Each record that follows should be repeated exactly, minus any images.

====== PROVIDED DATA ======

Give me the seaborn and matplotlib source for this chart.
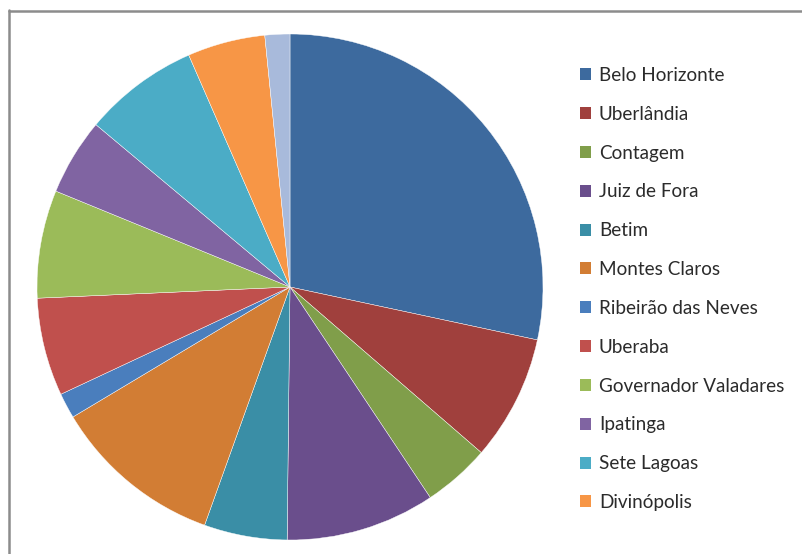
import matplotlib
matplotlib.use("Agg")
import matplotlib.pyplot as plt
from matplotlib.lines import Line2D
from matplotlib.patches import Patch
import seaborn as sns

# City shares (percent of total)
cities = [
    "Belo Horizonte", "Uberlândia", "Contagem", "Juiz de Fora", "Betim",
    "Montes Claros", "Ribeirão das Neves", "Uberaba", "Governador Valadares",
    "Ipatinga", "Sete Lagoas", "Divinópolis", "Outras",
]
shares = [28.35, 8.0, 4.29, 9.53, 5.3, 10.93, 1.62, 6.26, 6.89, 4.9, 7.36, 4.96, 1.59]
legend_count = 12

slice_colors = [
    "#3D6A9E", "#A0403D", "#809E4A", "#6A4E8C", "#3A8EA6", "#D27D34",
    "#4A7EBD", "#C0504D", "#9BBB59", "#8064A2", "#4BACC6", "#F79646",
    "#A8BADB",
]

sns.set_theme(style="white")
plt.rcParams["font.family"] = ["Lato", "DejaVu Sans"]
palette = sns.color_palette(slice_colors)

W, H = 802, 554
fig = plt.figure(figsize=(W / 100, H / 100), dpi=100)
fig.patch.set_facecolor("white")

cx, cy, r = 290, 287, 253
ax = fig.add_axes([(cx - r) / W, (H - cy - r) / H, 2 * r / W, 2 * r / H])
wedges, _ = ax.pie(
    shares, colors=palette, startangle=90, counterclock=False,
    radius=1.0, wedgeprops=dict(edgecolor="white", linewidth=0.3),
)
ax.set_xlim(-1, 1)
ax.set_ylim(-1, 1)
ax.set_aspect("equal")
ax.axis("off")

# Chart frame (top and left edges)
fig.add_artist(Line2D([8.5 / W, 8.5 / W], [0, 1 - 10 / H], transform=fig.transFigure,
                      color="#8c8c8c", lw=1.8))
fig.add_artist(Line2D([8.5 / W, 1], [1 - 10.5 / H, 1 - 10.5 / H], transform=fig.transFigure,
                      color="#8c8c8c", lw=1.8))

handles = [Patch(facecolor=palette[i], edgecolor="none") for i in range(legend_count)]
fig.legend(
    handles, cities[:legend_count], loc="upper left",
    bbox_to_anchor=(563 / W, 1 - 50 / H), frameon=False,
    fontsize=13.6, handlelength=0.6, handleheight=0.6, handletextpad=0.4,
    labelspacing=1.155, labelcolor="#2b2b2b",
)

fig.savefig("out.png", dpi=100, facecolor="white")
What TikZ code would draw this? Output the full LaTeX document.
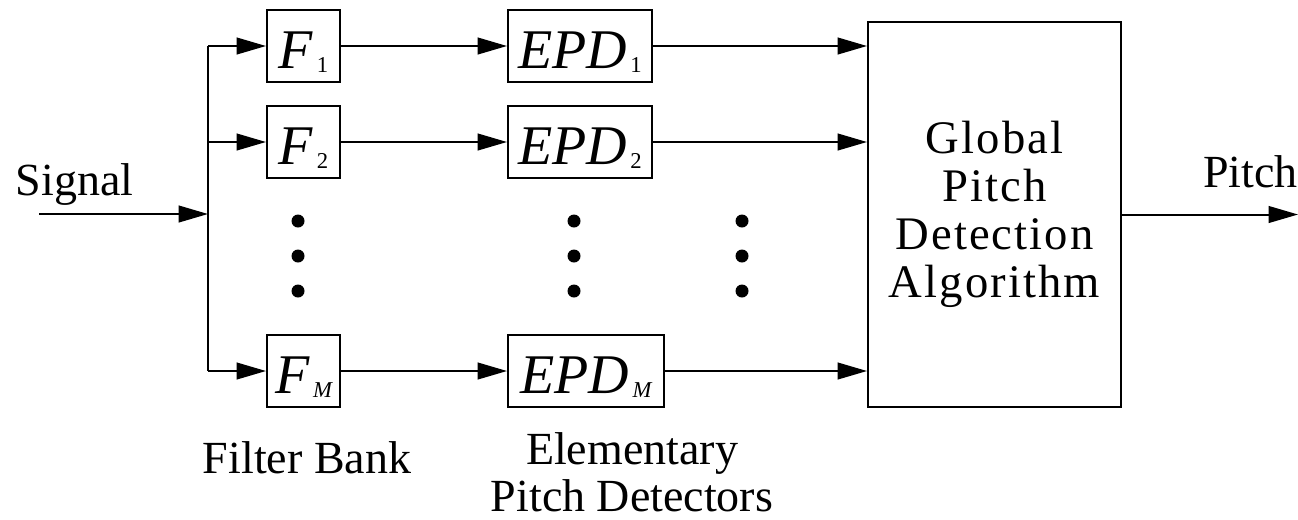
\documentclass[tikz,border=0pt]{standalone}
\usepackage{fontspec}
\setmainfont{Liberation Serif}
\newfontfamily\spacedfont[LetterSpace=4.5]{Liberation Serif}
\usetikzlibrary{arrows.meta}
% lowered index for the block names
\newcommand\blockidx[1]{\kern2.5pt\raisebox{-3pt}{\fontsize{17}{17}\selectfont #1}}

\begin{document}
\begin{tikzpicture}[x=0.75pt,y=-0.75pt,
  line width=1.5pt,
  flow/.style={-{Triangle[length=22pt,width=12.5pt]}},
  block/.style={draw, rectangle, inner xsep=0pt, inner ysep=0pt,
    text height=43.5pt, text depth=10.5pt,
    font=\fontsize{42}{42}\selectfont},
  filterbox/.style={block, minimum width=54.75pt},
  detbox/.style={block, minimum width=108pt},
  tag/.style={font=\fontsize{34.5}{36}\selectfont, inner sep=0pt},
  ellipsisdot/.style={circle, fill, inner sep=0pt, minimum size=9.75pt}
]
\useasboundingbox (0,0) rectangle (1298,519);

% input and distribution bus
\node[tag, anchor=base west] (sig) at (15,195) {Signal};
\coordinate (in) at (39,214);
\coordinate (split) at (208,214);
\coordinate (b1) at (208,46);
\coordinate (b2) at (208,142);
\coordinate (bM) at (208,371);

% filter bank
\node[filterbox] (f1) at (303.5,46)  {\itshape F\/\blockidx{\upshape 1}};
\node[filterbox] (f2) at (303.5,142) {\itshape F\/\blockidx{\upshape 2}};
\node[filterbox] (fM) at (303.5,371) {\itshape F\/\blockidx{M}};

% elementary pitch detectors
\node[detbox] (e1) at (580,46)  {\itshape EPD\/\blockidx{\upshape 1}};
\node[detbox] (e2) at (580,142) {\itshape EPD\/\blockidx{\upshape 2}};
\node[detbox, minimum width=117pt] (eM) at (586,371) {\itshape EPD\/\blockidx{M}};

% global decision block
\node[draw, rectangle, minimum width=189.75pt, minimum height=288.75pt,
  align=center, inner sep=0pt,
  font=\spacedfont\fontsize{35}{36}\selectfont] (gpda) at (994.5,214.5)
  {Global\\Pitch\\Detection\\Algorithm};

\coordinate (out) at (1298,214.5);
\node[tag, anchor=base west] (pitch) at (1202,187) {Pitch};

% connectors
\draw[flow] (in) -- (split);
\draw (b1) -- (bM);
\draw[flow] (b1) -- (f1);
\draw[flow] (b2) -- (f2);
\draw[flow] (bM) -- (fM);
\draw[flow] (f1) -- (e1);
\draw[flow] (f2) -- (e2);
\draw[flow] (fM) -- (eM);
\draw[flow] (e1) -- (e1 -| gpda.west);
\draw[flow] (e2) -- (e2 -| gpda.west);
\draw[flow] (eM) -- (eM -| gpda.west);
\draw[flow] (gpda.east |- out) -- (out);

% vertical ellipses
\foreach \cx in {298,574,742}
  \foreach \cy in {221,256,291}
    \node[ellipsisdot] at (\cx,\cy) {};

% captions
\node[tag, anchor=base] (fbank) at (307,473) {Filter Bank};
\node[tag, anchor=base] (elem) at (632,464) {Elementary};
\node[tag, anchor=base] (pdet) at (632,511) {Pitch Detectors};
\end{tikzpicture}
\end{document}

======

## [EXERCISE ANSWER]
Give me the seaborn and matplotlib source for this chart.
import matplotlib
matplotlib.use("Agg")
import matplotlib.pyplot as plt
from matplotlib.lines import Line2D
from matplotlib.patches import Patch
import seaborn as sns

# City shares (percent of total)
cities = [
    "Belo Horizonte", "Uberlândia", "Contagem", "Juiz de Fora", "Betim",
    "Montes Claros", "Ribeirão das Neves", "Uberaba", "Governador Valadares",
    "Ipatinga", "Sete Lagoas", "Divinópolis", "Outras",
]
shares = [28.35, 8.0, 4.29, 9.53, 5.3, 10.93, 1.62, 6.26, 6.89, 4.9, 7.36, 4.96, 1.59]
legend_count = 12

slice_colors = [
    "#3D6A9E", "#A0403D", "#809E4A", "#6A4E8C", "#3A8EA6", "#D27D34",
    "#4A7EBD", "#C0504D", "#9BBB59", "#8064A2", "#4BACC6", "#F79646",
    "#A8BADB",
]

sns.set_theme(style="white")
plt.rcParams["font.family"] = ["Lato", "DejaVu Sans"]
palette = sns.color_palette(slice_colors)

W, H = 802, 554
fig = plt.figure(figsize=(W / 100, H / 100), dpi=100)
fig.patch.set_facecolor("white")

cx, cy, r = 290, 287, 253
ax = fig.add_axes([(cx - r) / W, (H - cy - r) / H, 2 * r / W, 2 * r / H])
wedges, _ = ax.pie(
    shares, colors=palette, startangle=90, counterclock=False,
    radius=1.0, wedgeprops=dict(edgecolor="white", linewidth=0.3),
)
ax.set_xlim(-1, 1)
ax.set_ylim(-1, 1)
ax.set_aspect("equal")
ax.axis("off")

# Chart frame (top and left edges)
fig.add_artist(Line2D([8.5 / W, 8.5 / W], [0, 1 - 10 / H], transform=fig.transFigure,
                      color="#8c8c8c", lw=1.8))
fig.add_artist(Line2D([8.5 / W, 1], [1 - 10.5 / H, 1 - 10.5 / H], transform=fig.transFigure,
                      color="#8c8c8c", lw=1.8))

handles = [Patch(facecolor=palette[i], edgecolor="none") for i in range(legend_count)]
fig.legend(
    handles, cities[:legend_count], loc="upper left",
    bbox_to_anchor=(563 / W, 1 - 50 / H), frameon=False,
    fontsize=13.6, handlelength=0.6, handleheight=0.6, handletextpad=0.4,
    labelspacing=1.155, labelcolor="#2b2b2b",
)

fig.savefig("out.png", dpi=100, facecolor="white")
What TikZ code would draw this? Output the full LaTeX document.
\documentclass[tikz,border=0pt]{standalone}
\usepackage{fontspec}
\setmainfont{Liberation Serif}
\newfontfamily\spacedfont[LetterSpace=4.5]{Liberation Serif}
\usetikzlibrary{arrows.meta}
% lowered index for the block names
\newcommand\blockidx[1]{\kern2.5pt\raisebox{-3pt}{\fontsize{17}{17}\selectfont #1}}

\begin{document}
\begin{tikzpicture}[x=0.75pt,y=-0.75pt,
  line width=1.5pt,
  flow/.style={-{Triangle[length=22pt,width=12.5pt]}},
  block/.style={draw, rectangle, inner xsep=0pt, inner ysep=0pt,
    text height=43.5pt, text depth=10.5pt,
    font=\fontsize{42}{42}\selectfont},
  filterbox/.style={block, minimum width=54.75pt},
  detbox/.style={block, minimum width=108pt},
  tag/.style={font=\fontsize{34.5}{36}\selectfont, inner sep=0pt},
  ellipsisdot/.style={circle, fill, inner sep=0pt, minimum size=9.75pt}
]
\useasboundingbox (0,0) rectangle (1298,519);

% input and distribution bus
\node[tag, anchor=base west] (sig) at (15,195) {Signal};
\coordinate (in) at (39,214);
\coordinate (split) at (208,214);
\coordinate (b1) at (208,46);
\coordinate (b2) at (208,142);
\coordinate (bM) at (208,371);

% filter bank
\node[filterbox] (f1) at (303.5,46)  {\itshape F\/\blockidx{\upshape 1}};
\node[filterbox] (f2) at (303.5,142) {\itshape F\/\blockidx{\upshape 2}};
\node[filterbox] (fM) at (303.5,371) {\itshape F\/\blockidx{M}};

% elementary pitch detectors
\node[detbox] (e1) at (580,46)  {\itshape EPD\/\blockidx{\upshape 1}};
\node[detbox] (e2) at (580,142) {\itshape EPD\/\blockidx{\upshape 2}};
\node[detbox, minimum width=117pt] (eM) at (586,371) {\itshape EPD\/\blockidx{M}};

% global decision block
\node[draw, rectangle, minimum width=189.75pt, minimum height=288.75pt,
  align=center, inner sep=0pt,
  font=\spacedfont\fontsize{35}{36}\selectfont] (gpda) at (994.5,214.5)
  {Global\\Pitch\\Detection\\Algorithm};

\coordinate (out) at (1298,214.5);
\node[tag, anchor=base west] (pitch) at (1202,187) {Pitch};

% connectors
\draw[flow] (in) -- (split);
\draw (b1) -- (bM);
\draw[flow] (b1) -- (f1);
\draw[flow] (b2) -- (f2);
\draw[flow] (bM) -- (fM);
\draw[flow] (f1) -- (e1);
\draw[flow] (f2) -- (e2);
\draw[flow] (fM) -- (eM);
\draw[flow] (e1) -- (e1 -| gpda.west);
\draw[flow] (e2) -- (e2 -| gpda.west);
\draw[flow] (eM) -- (eM -| gpda.west);
\draw[flow] (gpda.east |- out) -- (out);

% vertical ellipses
\foreach \cx in {298,574,742}
  \foreach \cy in {221,256,291}
    \node[ellipsisdot] at (\cx,\cy) {};

% captions
\node[tag, anchor=base] (fbank) at (307,473) {Filter Bank};
\node[tag, anchor=base] (elem) at (632,464) {Elementary};
\node[tag, anchor=base] (pdet) at (632,511) {Pitch Detectors};
\end{tikzpicture}
\end{document}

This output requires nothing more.